_Problem statement_
Every line that holds "chart" should be shown.

_Data supplied_
--
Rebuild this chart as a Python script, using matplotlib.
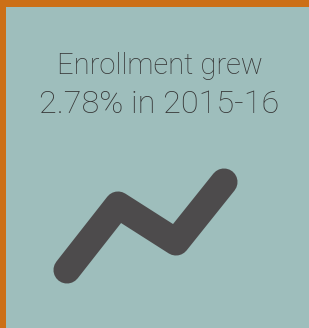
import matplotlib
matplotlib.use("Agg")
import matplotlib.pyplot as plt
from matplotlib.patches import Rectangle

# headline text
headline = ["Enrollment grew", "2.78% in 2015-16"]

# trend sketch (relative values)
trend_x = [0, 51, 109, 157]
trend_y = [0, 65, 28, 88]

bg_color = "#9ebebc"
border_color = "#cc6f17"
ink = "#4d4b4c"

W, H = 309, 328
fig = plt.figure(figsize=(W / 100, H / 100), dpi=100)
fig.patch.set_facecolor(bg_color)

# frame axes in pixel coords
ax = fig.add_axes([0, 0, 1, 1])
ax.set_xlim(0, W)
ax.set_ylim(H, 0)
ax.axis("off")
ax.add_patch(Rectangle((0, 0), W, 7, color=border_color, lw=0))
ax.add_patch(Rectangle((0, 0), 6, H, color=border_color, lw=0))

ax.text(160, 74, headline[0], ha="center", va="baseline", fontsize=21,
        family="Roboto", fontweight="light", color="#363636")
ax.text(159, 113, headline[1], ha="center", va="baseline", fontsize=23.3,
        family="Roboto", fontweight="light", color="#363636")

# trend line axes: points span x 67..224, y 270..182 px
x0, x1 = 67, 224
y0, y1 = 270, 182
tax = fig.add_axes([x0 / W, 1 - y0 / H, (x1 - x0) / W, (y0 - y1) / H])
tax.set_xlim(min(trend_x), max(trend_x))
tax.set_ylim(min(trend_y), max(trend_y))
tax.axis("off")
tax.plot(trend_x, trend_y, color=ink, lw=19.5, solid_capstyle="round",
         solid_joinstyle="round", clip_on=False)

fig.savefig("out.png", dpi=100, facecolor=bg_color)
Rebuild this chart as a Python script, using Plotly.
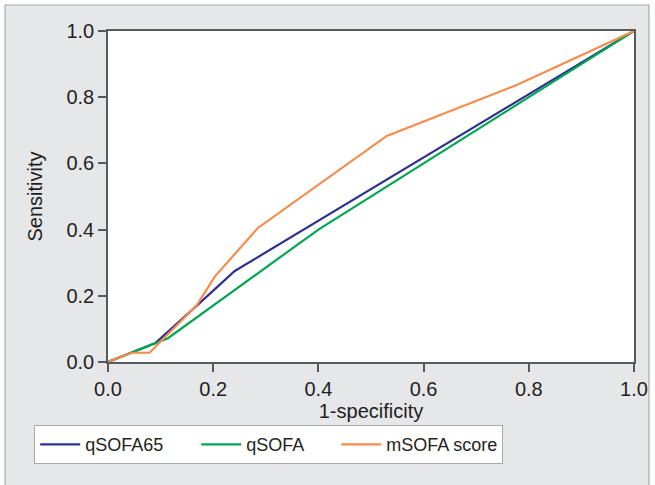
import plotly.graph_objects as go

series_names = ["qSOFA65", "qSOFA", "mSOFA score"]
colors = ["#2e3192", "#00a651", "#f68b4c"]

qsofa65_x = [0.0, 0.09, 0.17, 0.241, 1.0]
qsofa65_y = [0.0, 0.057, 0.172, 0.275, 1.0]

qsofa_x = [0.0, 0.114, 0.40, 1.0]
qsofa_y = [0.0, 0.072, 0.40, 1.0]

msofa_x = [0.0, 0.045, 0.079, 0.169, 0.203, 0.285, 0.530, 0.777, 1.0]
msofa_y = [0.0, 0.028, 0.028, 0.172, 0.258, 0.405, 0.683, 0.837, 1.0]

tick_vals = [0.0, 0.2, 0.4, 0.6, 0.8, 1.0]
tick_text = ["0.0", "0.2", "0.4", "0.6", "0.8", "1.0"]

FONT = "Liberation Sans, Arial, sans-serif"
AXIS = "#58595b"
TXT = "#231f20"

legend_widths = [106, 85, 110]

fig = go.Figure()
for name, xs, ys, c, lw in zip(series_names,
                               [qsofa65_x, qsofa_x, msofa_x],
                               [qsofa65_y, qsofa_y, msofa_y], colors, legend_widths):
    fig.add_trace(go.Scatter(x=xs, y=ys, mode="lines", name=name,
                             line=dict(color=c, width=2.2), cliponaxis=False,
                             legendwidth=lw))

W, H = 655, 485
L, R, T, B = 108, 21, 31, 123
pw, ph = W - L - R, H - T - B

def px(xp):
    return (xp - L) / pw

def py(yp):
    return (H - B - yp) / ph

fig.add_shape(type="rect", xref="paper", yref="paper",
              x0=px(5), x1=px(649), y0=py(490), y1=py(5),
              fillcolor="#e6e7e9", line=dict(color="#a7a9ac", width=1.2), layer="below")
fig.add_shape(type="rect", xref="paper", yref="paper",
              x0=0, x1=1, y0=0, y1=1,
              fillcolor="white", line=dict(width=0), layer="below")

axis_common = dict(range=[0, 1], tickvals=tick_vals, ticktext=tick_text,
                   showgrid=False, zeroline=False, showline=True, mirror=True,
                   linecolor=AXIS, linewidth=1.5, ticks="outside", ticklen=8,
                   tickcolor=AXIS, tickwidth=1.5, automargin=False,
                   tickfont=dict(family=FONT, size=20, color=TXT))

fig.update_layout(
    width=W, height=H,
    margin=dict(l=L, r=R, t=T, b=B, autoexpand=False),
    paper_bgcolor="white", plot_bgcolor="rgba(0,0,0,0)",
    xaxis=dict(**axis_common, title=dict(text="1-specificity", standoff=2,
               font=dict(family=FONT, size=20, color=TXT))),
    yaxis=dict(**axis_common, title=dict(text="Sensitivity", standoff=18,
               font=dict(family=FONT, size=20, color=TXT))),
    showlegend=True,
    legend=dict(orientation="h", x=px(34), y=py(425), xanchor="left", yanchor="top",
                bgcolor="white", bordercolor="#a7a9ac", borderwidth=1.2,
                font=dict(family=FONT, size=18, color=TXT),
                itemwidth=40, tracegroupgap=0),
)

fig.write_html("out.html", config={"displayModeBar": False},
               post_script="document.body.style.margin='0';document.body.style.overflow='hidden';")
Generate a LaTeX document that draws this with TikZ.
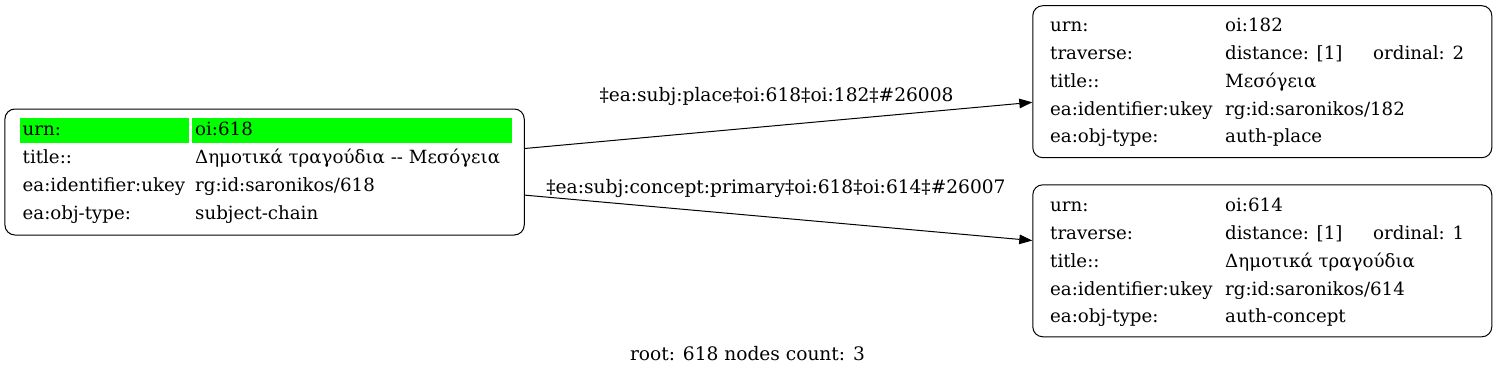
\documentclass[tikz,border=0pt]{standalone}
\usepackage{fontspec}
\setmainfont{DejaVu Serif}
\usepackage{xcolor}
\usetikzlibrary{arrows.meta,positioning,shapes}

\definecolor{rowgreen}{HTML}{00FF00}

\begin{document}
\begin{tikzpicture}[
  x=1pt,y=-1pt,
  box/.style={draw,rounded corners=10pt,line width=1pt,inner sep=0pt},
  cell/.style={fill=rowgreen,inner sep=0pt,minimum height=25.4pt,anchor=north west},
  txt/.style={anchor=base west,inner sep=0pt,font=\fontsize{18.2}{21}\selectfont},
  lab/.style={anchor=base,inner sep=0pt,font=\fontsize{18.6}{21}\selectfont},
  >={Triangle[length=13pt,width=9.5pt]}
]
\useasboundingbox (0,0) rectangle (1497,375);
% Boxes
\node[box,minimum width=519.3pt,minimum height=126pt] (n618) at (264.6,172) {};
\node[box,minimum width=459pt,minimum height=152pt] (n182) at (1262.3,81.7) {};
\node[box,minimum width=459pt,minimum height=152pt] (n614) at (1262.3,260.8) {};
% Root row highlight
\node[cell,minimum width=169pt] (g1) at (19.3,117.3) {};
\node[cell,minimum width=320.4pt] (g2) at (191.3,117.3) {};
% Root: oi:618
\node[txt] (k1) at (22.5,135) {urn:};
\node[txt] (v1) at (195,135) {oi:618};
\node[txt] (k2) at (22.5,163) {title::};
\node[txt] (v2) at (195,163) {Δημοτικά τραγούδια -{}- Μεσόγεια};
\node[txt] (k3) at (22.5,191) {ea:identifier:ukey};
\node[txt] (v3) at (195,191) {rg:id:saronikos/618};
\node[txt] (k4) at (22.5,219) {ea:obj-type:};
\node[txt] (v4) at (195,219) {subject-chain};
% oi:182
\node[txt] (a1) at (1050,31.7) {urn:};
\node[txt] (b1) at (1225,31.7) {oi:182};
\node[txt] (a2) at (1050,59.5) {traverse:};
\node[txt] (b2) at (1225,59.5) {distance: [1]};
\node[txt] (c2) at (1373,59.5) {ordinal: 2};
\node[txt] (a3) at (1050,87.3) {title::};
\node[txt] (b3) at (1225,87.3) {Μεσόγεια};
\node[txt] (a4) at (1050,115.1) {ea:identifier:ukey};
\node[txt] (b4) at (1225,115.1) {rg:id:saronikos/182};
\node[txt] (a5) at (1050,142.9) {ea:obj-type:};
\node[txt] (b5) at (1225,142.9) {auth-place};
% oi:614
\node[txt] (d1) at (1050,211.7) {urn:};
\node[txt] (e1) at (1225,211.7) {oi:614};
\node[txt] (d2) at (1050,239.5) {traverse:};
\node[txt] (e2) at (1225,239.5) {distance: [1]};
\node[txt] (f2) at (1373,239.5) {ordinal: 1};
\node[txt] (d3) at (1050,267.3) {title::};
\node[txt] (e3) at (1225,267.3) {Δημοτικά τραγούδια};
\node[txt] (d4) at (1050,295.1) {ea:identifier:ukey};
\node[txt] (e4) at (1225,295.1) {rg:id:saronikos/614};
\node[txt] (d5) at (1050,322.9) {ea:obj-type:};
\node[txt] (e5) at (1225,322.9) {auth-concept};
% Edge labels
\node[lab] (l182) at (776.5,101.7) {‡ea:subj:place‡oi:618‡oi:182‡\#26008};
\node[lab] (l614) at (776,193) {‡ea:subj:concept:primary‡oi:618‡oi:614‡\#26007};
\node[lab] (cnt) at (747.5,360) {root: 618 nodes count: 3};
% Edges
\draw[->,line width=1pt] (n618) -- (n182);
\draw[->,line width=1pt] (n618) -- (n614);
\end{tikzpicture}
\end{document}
--
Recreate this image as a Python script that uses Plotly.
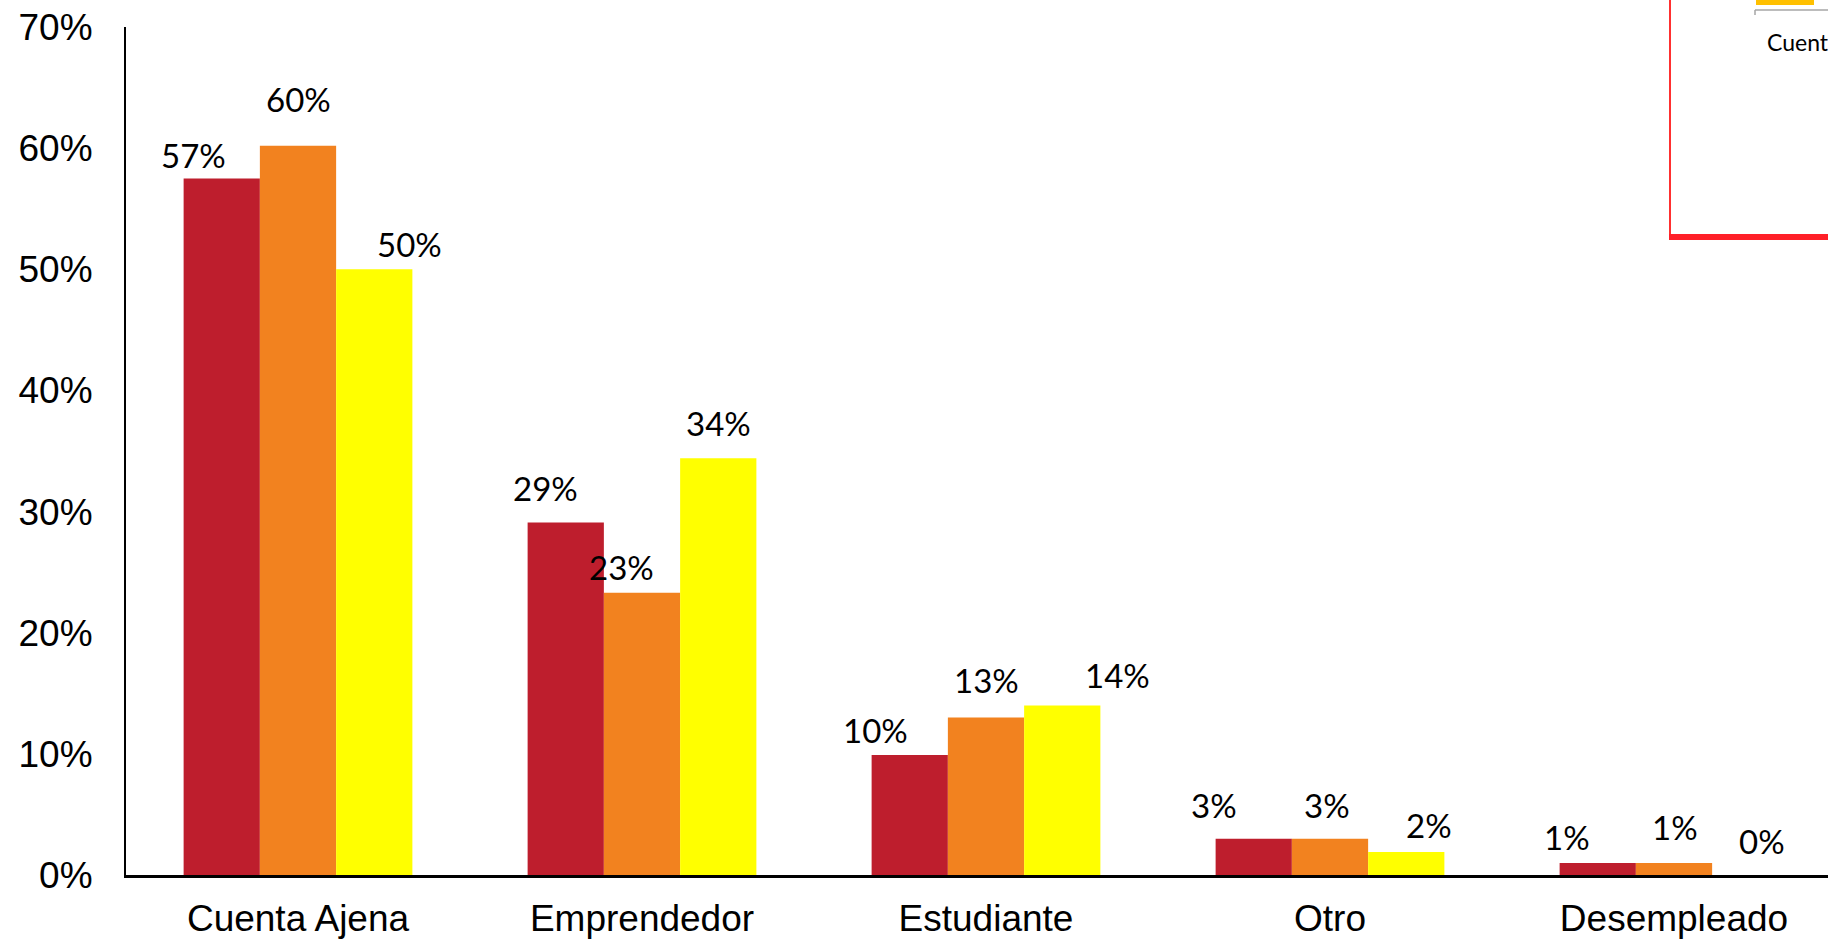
--
_Full response_
Rebuild this chart as a Python script, using matplotlib.
Rebuild this chart as a Python script, using Plotly.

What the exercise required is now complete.